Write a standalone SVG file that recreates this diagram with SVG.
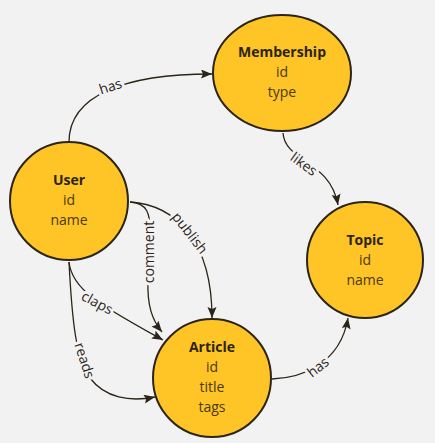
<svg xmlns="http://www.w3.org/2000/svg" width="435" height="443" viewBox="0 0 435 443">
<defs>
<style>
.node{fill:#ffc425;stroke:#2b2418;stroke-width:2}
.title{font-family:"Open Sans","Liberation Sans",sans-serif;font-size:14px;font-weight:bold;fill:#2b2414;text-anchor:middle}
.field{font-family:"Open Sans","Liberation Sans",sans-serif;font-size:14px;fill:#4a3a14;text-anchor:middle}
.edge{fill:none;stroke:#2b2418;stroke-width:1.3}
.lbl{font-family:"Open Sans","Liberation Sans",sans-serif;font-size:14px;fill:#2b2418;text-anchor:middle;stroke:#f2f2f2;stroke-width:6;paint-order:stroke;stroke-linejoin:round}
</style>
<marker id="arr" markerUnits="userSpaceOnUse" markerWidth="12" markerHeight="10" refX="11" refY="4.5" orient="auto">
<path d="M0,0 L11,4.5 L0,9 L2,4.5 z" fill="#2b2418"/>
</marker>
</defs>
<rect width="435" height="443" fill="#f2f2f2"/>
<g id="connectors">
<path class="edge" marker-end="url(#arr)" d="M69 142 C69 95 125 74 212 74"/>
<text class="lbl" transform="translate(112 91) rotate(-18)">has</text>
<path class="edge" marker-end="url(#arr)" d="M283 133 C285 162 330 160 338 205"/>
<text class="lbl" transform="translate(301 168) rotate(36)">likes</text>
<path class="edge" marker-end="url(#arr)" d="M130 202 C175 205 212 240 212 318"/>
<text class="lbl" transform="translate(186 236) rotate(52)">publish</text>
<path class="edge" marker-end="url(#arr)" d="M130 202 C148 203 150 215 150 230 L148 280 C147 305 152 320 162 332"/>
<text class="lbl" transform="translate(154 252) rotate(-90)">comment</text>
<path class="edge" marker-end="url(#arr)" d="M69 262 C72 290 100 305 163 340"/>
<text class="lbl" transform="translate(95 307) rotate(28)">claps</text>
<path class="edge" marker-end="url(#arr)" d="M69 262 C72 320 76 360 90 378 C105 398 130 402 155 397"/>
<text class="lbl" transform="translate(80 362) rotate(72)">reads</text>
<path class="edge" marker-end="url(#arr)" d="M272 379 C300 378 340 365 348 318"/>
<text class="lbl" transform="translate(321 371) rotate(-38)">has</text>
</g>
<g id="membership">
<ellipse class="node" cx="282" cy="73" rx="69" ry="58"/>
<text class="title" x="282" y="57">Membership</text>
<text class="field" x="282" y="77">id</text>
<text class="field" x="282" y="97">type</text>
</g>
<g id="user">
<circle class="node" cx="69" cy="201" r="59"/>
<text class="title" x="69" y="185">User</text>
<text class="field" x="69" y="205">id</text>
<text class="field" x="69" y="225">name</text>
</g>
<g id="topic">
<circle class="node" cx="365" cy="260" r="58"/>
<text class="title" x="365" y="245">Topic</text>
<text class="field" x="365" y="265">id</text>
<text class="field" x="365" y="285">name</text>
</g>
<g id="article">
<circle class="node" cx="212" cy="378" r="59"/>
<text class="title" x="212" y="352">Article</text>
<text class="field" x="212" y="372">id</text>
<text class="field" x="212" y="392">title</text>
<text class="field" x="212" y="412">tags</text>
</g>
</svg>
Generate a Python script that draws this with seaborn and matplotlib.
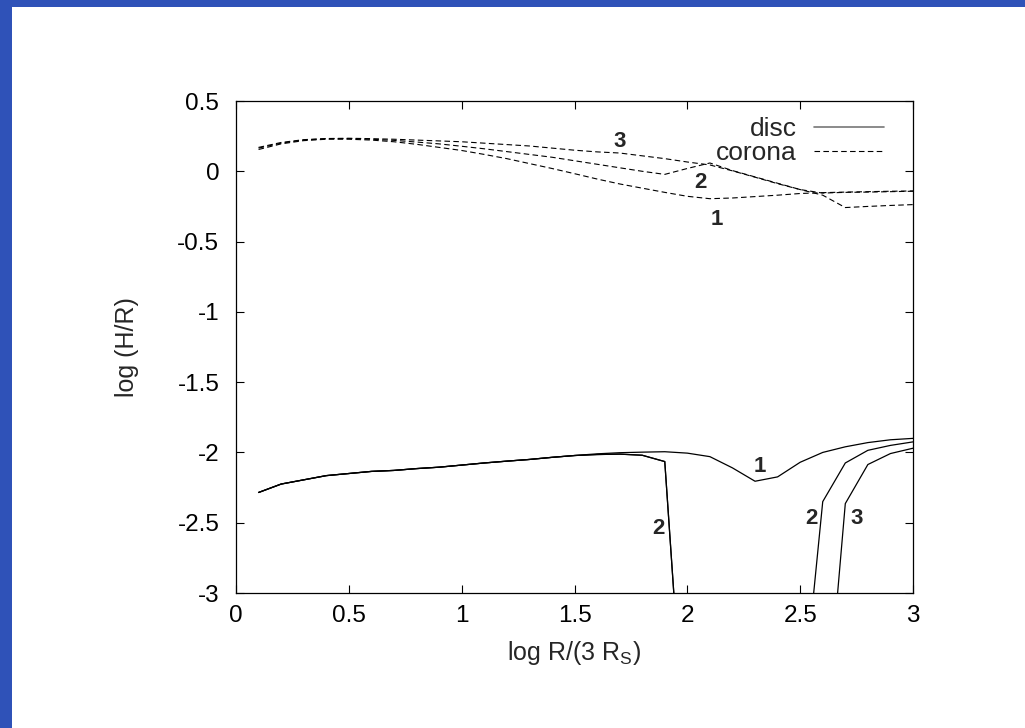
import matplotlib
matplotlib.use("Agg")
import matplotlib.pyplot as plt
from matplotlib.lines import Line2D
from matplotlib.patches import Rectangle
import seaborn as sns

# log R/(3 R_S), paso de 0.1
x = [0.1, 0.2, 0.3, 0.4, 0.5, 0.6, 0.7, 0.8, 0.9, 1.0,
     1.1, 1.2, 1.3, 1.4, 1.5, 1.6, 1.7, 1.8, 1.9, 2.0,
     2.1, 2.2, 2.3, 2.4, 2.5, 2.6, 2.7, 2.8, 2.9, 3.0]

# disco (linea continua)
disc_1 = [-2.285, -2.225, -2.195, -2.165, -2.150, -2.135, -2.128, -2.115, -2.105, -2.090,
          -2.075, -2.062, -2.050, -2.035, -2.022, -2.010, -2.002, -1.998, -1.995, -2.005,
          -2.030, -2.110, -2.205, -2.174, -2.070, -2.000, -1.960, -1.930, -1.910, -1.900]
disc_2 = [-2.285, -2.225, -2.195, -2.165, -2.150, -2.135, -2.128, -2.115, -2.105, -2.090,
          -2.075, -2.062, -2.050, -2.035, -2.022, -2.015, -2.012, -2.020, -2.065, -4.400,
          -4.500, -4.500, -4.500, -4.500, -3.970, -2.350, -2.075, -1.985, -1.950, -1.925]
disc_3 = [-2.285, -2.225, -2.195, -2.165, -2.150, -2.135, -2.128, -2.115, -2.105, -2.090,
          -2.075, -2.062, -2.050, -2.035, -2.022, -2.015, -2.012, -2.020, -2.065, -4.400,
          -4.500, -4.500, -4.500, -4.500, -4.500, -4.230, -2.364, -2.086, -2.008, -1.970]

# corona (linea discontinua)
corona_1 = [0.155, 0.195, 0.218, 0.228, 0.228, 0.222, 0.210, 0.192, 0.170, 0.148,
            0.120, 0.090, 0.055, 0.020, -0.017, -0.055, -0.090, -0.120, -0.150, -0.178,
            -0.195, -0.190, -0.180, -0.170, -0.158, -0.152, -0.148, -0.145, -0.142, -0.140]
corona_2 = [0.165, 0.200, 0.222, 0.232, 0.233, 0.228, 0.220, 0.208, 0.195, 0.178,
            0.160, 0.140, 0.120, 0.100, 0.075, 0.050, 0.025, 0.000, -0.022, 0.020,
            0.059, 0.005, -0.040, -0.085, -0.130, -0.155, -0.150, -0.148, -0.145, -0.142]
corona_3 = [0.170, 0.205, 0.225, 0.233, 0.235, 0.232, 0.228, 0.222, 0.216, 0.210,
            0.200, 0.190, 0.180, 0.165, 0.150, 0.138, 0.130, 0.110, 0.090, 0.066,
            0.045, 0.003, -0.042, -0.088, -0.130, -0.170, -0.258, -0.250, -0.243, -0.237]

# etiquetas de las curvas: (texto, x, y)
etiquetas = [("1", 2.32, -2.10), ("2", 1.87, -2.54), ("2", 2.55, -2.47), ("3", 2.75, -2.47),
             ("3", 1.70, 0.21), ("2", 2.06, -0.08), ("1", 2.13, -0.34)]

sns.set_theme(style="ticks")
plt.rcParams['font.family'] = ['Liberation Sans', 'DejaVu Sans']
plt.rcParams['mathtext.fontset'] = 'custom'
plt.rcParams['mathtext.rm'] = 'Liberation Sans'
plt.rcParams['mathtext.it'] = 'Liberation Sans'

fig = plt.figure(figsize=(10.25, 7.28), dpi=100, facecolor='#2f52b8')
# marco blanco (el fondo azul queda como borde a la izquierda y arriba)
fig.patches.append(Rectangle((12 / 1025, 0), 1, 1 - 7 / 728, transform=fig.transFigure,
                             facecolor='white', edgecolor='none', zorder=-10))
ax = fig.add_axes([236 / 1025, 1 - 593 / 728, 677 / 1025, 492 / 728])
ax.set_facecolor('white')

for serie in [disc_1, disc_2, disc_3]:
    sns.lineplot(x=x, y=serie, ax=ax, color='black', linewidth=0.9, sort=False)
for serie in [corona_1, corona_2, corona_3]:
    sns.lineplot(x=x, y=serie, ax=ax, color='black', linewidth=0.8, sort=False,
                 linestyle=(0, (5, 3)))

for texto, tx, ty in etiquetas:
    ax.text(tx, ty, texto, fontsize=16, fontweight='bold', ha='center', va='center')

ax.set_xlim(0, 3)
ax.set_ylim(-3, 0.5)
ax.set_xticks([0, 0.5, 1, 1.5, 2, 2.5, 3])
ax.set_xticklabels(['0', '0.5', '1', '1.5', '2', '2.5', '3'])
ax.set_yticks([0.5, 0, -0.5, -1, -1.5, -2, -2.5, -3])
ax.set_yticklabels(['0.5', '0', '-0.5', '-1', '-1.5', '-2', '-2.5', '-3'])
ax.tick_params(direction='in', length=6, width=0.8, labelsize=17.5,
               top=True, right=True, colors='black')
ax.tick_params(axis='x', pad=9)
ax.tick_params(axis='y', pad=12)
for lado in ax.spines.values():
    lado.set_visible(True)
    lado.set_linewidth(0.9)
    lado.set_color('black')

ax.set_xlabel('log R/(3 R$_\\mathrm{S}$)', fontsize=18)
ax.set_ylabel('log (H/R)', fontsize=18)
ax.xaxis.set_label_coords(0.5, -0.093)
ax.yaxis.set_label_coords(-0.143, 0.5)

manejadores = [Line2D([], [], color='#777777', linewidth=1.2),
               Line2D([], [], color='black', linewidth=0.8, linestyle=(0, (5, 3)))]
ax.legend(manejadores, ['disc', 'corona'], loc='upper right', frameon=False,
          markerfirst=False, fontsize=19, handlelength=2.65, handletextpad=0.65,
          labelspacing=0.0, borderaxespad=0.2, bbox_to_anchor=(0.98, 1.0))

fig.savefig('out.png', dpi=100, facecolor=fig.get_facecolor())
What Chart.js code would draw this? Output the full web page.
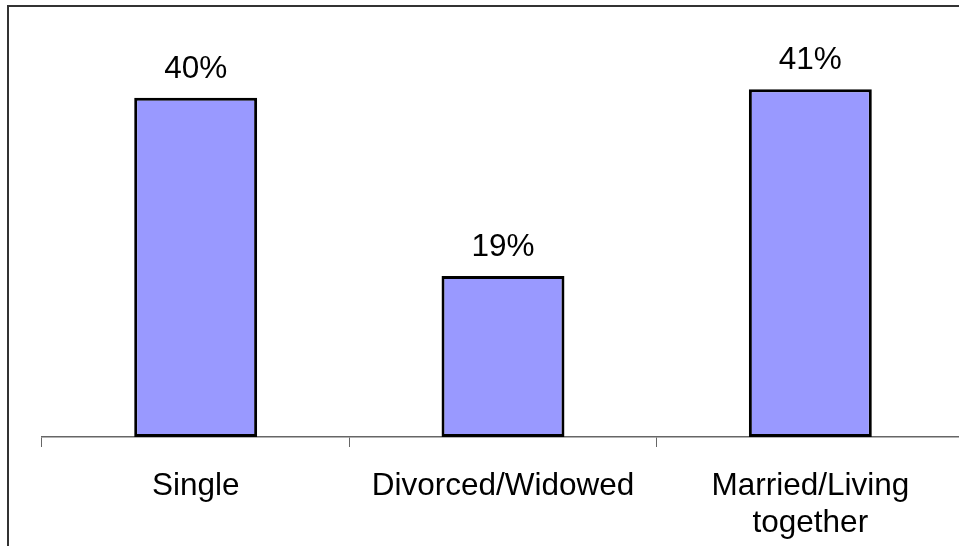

# # # # # # #

◆ **WHAT YOU SHOULD DO**:
From the line containing "Generate a Python" to the line containing "-2.086, -2.008, -1.970]", both lines included, give the text again exactly, without any pictures.

◆ **EXERCISE RESPONSE**:
Generate a Python script that draws this with seaborn and matplotlib.
import matplotlib
matplotlib.use("Agg")
import matplotlib.pyplot as plt
from matplotlib.lines import Line2D
from matplotlib.patches import Rectangle
import seaborn as sns

# log R/(3 R_S), paso de 0.1
x = [0.1, 0.2, 0.3, 0.4, 0.5, 0.6, 0.7, 0.8, 0.9, 1.0,
     1.1, 1.2, 1.3, 1.4, 1.5, 1.6, 1.7, 1.8, 1.9, 2.0,
     2.1, 2.2, 2.3, 2.4, 2.5, 2.6, 2.7, 2.8, 2.9, 3.0]

# disco (linea continua)
disc_1 = [-2.285, -2.225, -2.195, -2.165, -2.150, -2.135, -2.128, -2.115, -2.105, -2.090,
          -2.075, -2.062, -2.050, -2.035, -2.022, -2.010, -2.002, -1.998, -1.995, -2.005,
          -2.030, -2.110, -2.205, -2.174, -2.070, -2.000, -1.960, -1.930, -1.910, -1.900]
disc_2 = [-2.285, -2.225, -2.195, -2.165, -2.150, -2.135, -2.128, -2.115, -2.105, -2.090,
          -2.075, -2.062, -2.050, -2.035, -2.022, -2.015, -2.012, -2.020, -2.065, -4.400,
          -4.500, -4.500, -4.500, -4.500, -3.970, -2.350, -2.075, -1.985, -1.950, -1.925]
disc_3 = [-2.285, -2.225, -2.195, -2.165, -2.150, -2.135, -2.128, -2.115, -2.105, -2.090,
          -2.075, -2.062, -2.050, -2.035, -2.022, -2.015, -2.012, -2.020, -2.065, -4.400,
          -4.500, -4.500, -4.500, -4.500, -4.500, -4.230, -2.364, -2.086, -2.008, -1.970]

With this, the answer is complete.